There a lot of articles on dynamic programming including in wikipedia
Depending on the problems I have met in my experience some are way harder to be solved with bottom-up approach(i.e. iterative solution), while others are hard to solve with top-down approach.
However the theory states that each problem that has an iterative solution has a recursive with the same computational complexity (and vice versa).
Hope this answer helps.
The particular recursive algorithm for calculation fibanocci series is less efficient.
Consider the following situation of finding fib(4) through the recursive algorithm
int fib(n) :
if( n==0 || n==1 )
return n;
else
return fib(n-1) + fib(n-2)
Now when the above algorithm executes for n=4
fib(4)
fib(3) fib(2)
fib(2) fib(1) fib(1) fib(0)
fib(1) fib(0)
It's a tree. It says that for calculating fib(4) you need to calculate fib(3) and fib(2) and so on.
Notice that even for a small value of 4, fib(2) is calculated twice and fib(1) is calculated thrice. This number of additions grows for large numbers.
There is a conjecture that the number of additions required for calculating fib(n) is
fib(n+1) -1
So this duplication is the one which is the cause of reduced performance in this particular algorithm.
The iterative algorithm for fibonacci series is considerably faster since it does not involve calculating the redundant things.
It may not be the same case for all the algorithms though.
If you take some recursive algorithm you can convert it to iterative by storing all function local variables in an array, effectively simulating stack on heap. If done like this there's no difference between iterative and recursive.
Note that there are (at least) two recursive Fibonacci algorithms, so for the example to be exact you need to specify which recursive algorithm you're talking about.
Yes, every iterative algorithm can be transformed into recursive version and vice versa. One way by passing continuations and the other by implementing stack structure. This is done without increase in time complexity.
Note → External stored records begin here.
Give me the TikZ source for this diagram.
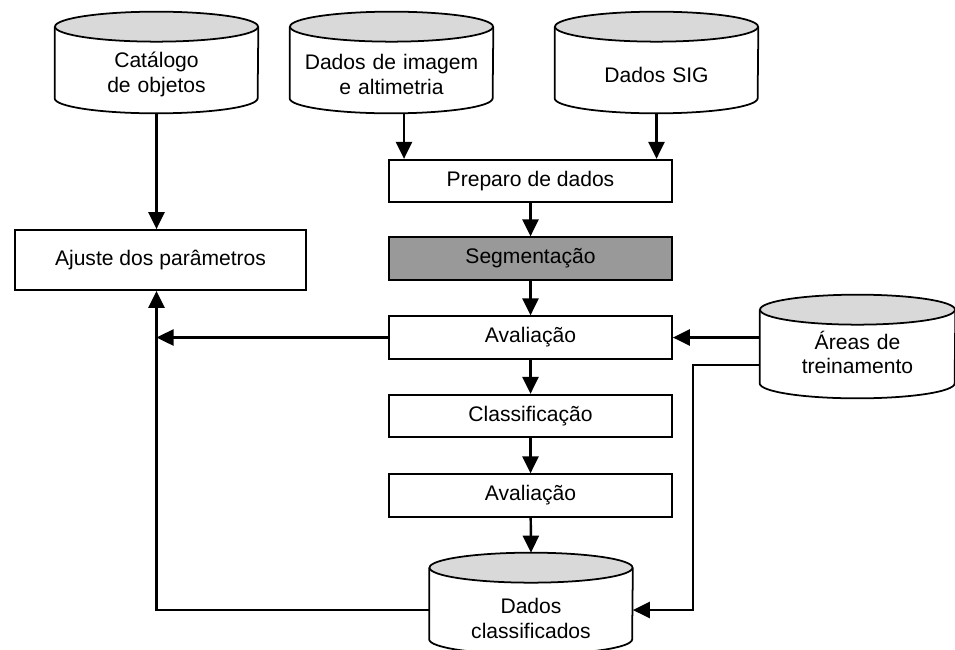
\documentclass[tikz,border=0pt]{standalone}
\usepackage{fontspec}
\setmainfont{Liberation Sans}
\usetikzlibrary{arrows.meta,positioning,backgrounds}

\begin{document}
\begin{tikzpicture}[
  x=0.02cm, y=-0.02cm,
  font=\fontsize{12}{14}\selectfont,
  etapa/.style={draw, line width=1pt, minimum width=5.66cm, minimum height=0.85cm, align=center, fill=white, inner sep=0pt},
  ajuste/.style={etapa, minimum width=5.82cm, minimum height=1.2cm},
  cinza/.style={fill=gray!80},
  db/.style={rectangle, minimum width=4.06cm, minimum height=2.02cm, inner sep=0pt, align=center,
    text width=3.6cm, text height=22.5pt},
  cil/.style={line width=1pt},
  seta/.style={-{Triangle[length=3.4mm, width=3.2mm]}, line width=1.4pt}
]
\useasboundingbox (0,0) rectangle (955,649);

% bases de dados
\node[db] (catalogo) at (156.5, 62.5) {Catálogo\\de objetos};
\node[db] (imagem)   at (391.5, 62.5) {Dados de imagem\\e altimetria};
\node[db] (sig)      at (656.5, 62.5) {Dados SIG};
\node[db, minimum width=3.9cm, minimum height=2.06cm, text height=17pt] (areas) at (857.5, 346.5) {Áreas de\\treinamento};
\node[db, text height=26pt] (dadoscl) at (531, 603.5) {Dados\\classificados};

% etapas
\node[ajuste] (param) at (160.5, 260) {Ajuste dos parâmetros};
\node[etapa] (preparo) at (530.5, 181) {Preparo de dados};
\node[etapa, cinza] (segm) at (530.5, 258.5) {Segmentação};
\node[etapa] (aval1) at (530.5, 337.5) {Avaliação};
\node[etapa] (classif) at (530.5, 416) {Classificação};
\node[etapa] (aval2) at (530.5, 495.5) {Avaliação};

% cilindros atras do texto
\begin{scope}[on background layer]
  \foreach \c/\r in {catalogo/2.03, imagem/2.03, sig/2.03, areas/1.95, dadoscl/2.03} {
    \draw[cil, fill=white] ([yshift=-0.3cm]\c.north west) -- ([yshift=0.3cm]\c.south west)
      arc[start angle=180, end angle=360, x radius=\r cm, y radius=0.3cm]
      -- ([yshift=-0.3cm]\c.north east);
    \draw[cil, fill=gray!30] ([yshift=-0.3cm]\c.north) ellipse[x radius=\r cm, y radius=0.3cm];
  }
\end{scope}

\coordinate (saida) at (693, 365);
\coordinate (desvio) at (693, 610);

\draw[seta] (catalogo.south) -- (catalogo.south |- param.north);
\draw[seta] ([xshift=0.25cm]imagem.south) -- ([xshift=0.25cm]imagem.south |- preparo.north);
\draw[seta] (sig.south) -- (sig.south |- preparo.north);
\draw[seta] (preparo) -- (segm);
\draw[seta] (segm) -- (aval1);
\draw[seta] (aval1) -- (classif);
\draw[seta] (classif) -- (aval2);
\draw[seta] (aval2) -- (dadoscl.north);

\draw[seta] (areas.west |- aval1.east) -- (aval1.east);
\draw[seta] (areas.west |- saida) -- (saida) -- (desvio) -- (desvio -| dadoscl.east);
\draw[seta] (aval1.west) -- (aval1.west -| catalogo.south);
\draw[seta] (desvio -| dadoscl.west) -| (param.south -| catalogo.south);
\end{tikzpicture}
\end{document}
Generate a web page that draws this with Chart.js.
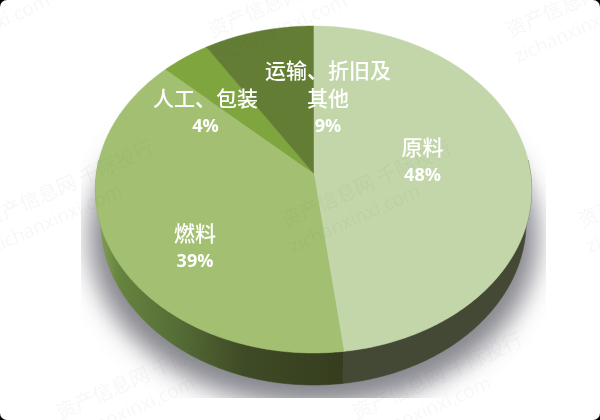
<!DOCTYPE html>
<html lang="zh">
<head>
<meta charset="utf-8">
<style>
html,body{margin:0;padding:0;background:#000;width:600px;height:420px;overflow:hidden}
#wrap{width:600px;height:420px;background:#fff;border-radius:7px;overflow:hidden}
canvas{display:block}
</style>
<script src="https://cdn.jsdelivr.net/npm/chart.js@4"></script>
</head>
<body>
<div id="wrap"><canvas id="c" width="600" height="420"></canvas></div>
<script>
// Data
const categories = ['原料', '燃料', '人工、包装', '运输、折旧及其他'];
const shares = [48, 39, 4, 9];
const labelLines = [['原料'], ['燃料'], ['人工、包装'], ['运输、折旧及', '其他']];
const sliceColors = ['#c3d6a9', '#a3c072', '#7fa53f', '#637d35'];
const watermarkLine1 = '资产信息网 千际投行';
const watermarkLine2 = 'zichanxinxi.com';

// Styling / layout (not data)
const cx = 313.5, cy = 173, k = 217, a = 161.8, c0 = -0.101, depth = 32, baseScale = 0.975;
const labelAnchors = [[422.5, 147], [195, 233], [205.5, 98], [328, 70]];
const lineGap = 28;
const wmAnchors = [[-85,38],[212,38],[510,38],[-13,228],[285,228],[582,228],[60,420],[356,420]];

// Perspective projection of the flat pie angle on to the tilted disc
function project(angle, dy, sx) {
  const th = angle + Math.PI / 2, u = Math.sin(th), v = -Math.cos(th), w = 1 + c0 * v;
  return [cx + (sx || 1) * k * u / w, cy + a * v / w + (dy || 0)];
}
function traceEdge(ctx, s, e, dy, first, sx) {
  const n = Math.max(2, Math.ceil(Math.abs(e - s) * 90));
  for (let i = 0; i <= n; i++) {
    const p = project(s + (e - s) * i / n, dy, sx);
    if (i === 0 && first) ctx.moveTo(p[0], p[1]); else ctx.lineTo(p[0], p[1]);
  }
}
function drawShadow(ctx) {
  ctx.save();
  ctx.beginPath(); ctx.rect(81, 100, 465, 298); ctx.clip();
  ctx.shadowColor = 'rgba(105,105,115,0.8)';
  ctx.shadowBlur = 24;
  ctx.shadowOffsetX = 1000;
  ctx.fillStyle = '#000';
  ctx.beginPath();
  ctx.ellipse(313.5 - 1000, 238, 224, 168, 0, 0, Math.PI * 2);
  ctx.fill();
  ctx.restore();
}
function drawWall(ctx, s, e, fill) {
  ctx.beginPath();
  traceEdge(ctx, s, e, 0, true);
  traceEdge(ctx, e, s, depth, false, baseScale);
  ctx.closePath();
  ctx.fillStyle = fill; ctx.fill();
  ctx.strokeStyle = fill; ctx.lineWidth = 0.6; ctx.stroke();
}
const pie3d = {
  id: 'pie3d',
  beforeDatasetsDraw(chart) {
    const ctx = chart.ctx, arcs = chart.getDatasetMeta(0).data;
    drawShadow(ctx);
    const g = ctx.createLinearGradient(95, 0, 342, 0);
    g.addColorStop(0, '#86a558');
    g.addColorStop(0.1, '#66833f');
    g.addColorStop(0.34, '#556c36');
    g.addColorStop(0.6, '#3f4b26');
    g.addColorStop(1, '#353d1e');
    const edge = 0.08; // wall only shows on the front of the disc
    drawWall(ctx, arcs[1].startAngle, Math.min(arcs[1].endAngle, Math.PI + edge), g);
    drawWall(ctx, Math.max(arcs[0].startAngle, -edge), arcs[0].endAngle, '#444936');
    arcs.forEach((el, i) => {
      el.draw = function (cc) {
        cc.beginPath();
        cc.moveTo(cx, cy);
        traceEdge(cc, this.startAngle, this.endAngle, 0, false);
        cc.closePath();
        cc.fillStyle = sliceColors[i];
        cc.fill();
        cc.strokeStyle = sliceColors[i];
        cc.lineWidth = 0.5;
        cc.stroke();
      };
    });
  },
  afterDatasetsDraw(chart) {
    const ctx = chart.ctx;
    ctx.save();
    ctx.fillStyle = 'rgba(60,60,60,0.045)';
    ctx.textBaseline = 'alphabetic';
    ctx.textAlign = 'left';
    wmAnchors.forEach(p => {
      ctx.save();
      ctx.translate(p[0], p[1]);
      ctx.rotate(-24 * Math.PI / 180);
      ctx.font = '20px "Noto Sans CJK SC"';
      ctx.fillText(watermarkLine1, 0, 0);
      ctx.font = '19px "Open Sans"';
      ctx.fillText(watermarkLine2, -3, 26);
      ctx.restore();
    });
    ctx.restore();

    ctx.save();
    ctx.fillStyle = '#fff';
    ctx.textAlign = 'center';
    ctx.textBaseline = 'middle';
    labelLines.forEach((lines, i) => {
      const p = labelAnchors[i];
      ctx.font = '500 21px "Noto Sans CJK SC"';
      lines.forEach((t, j) => ctx.fillText(t, p[0], p[1] + j * lineGap));
      ctx.font = 'bold 18px "Open Sans"';
      ctx.fillText(shares[i] + '%', p[0], p[1] + lines.length * lineGap + 1);
    });
    ctx.restore();
  }
};

new Chart(document.getElementById('c'), {
  type: 'pie',
  data: { labels: categories, datasets: [{ data: shares, backgroundColor: sliceColors, borderWidth: 0 }] },
  options: {
    responsive: false,
    devicePixelRatio: 1,
    animation: false,
    rotation: 0,
    layout: { padding: 0 },
    plugins: { legend: { display: false }, tooltip: { enabled: false } }
  },
  plugins: [pie3d]
});
</script>
</body>
</html>
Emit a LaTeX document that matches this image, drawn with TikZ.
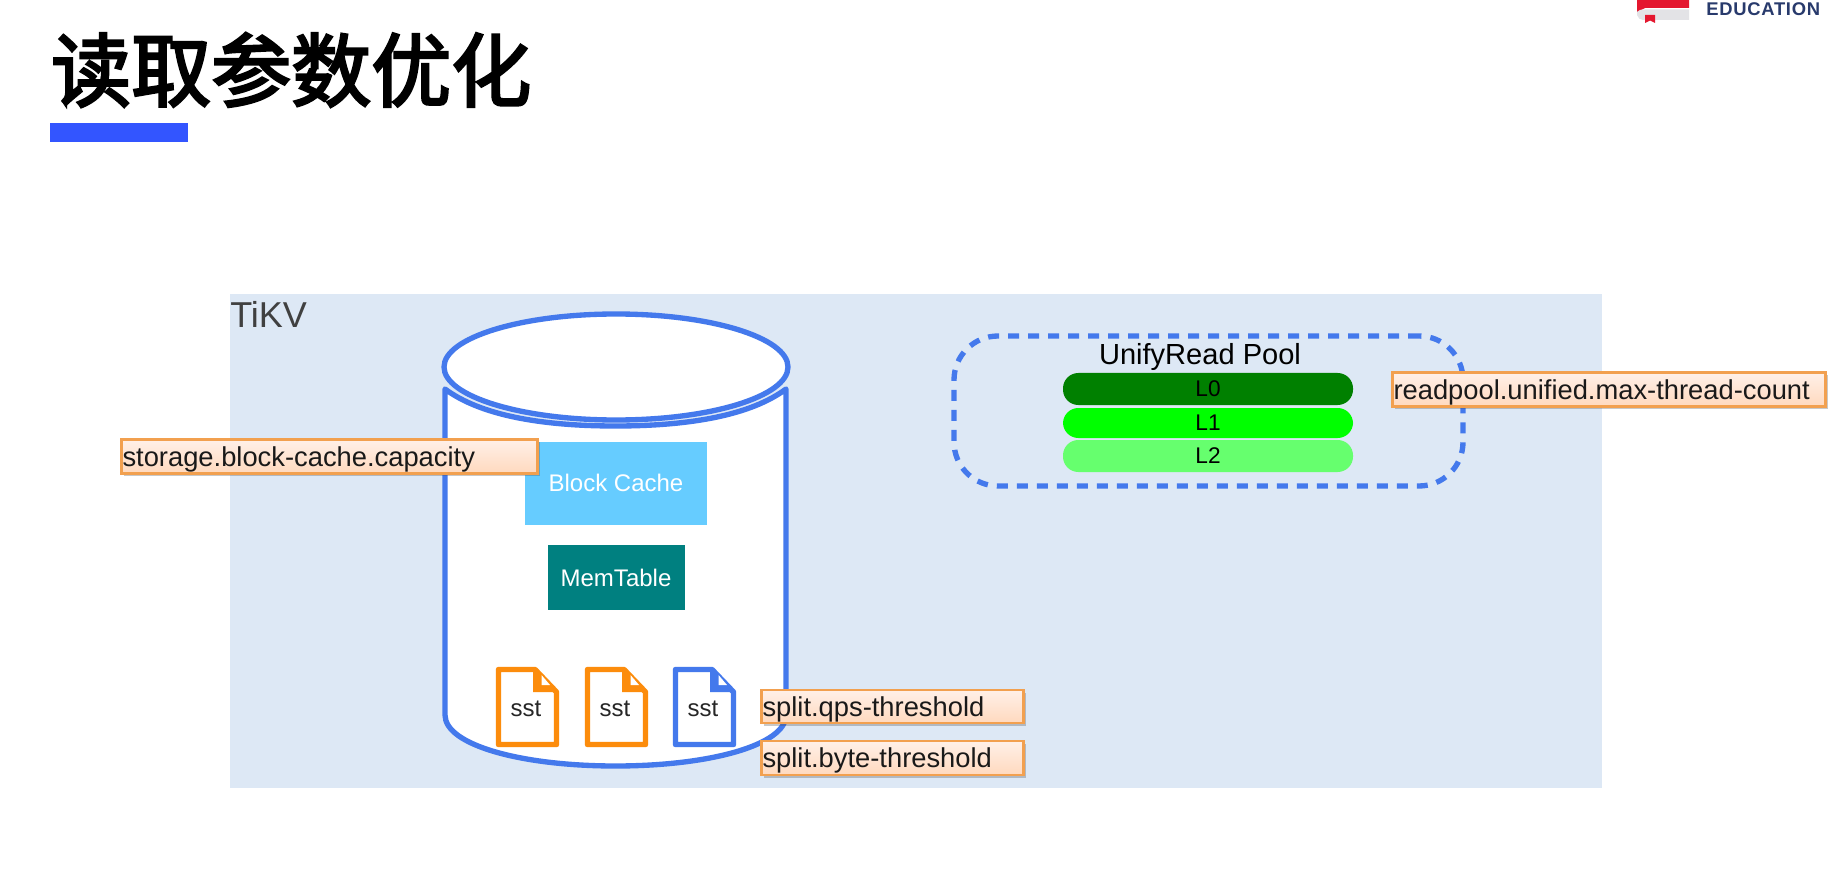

If you can optimize tail-recursion then every iterative algorithm can be transformed to recursive one without increasing asymptotic memory complexity.
Yes, if you use exactly the same ideas underlying the algorithm, it does not matter. However, recursion is often easy to use with regard to iteration. For instance, writing a recursive version of the towers of Hanoi is quite easy. Transforming the recursive version into a corresponding iterative version is difficult and error prone even though it can be done. Actually there is theorem that states that every recursive algorithm can be transformed into an equivalent iterative one (doing this requires mimicking the recursion iteratively using one or more stack data structures to hold parameters passed to recursive invocations).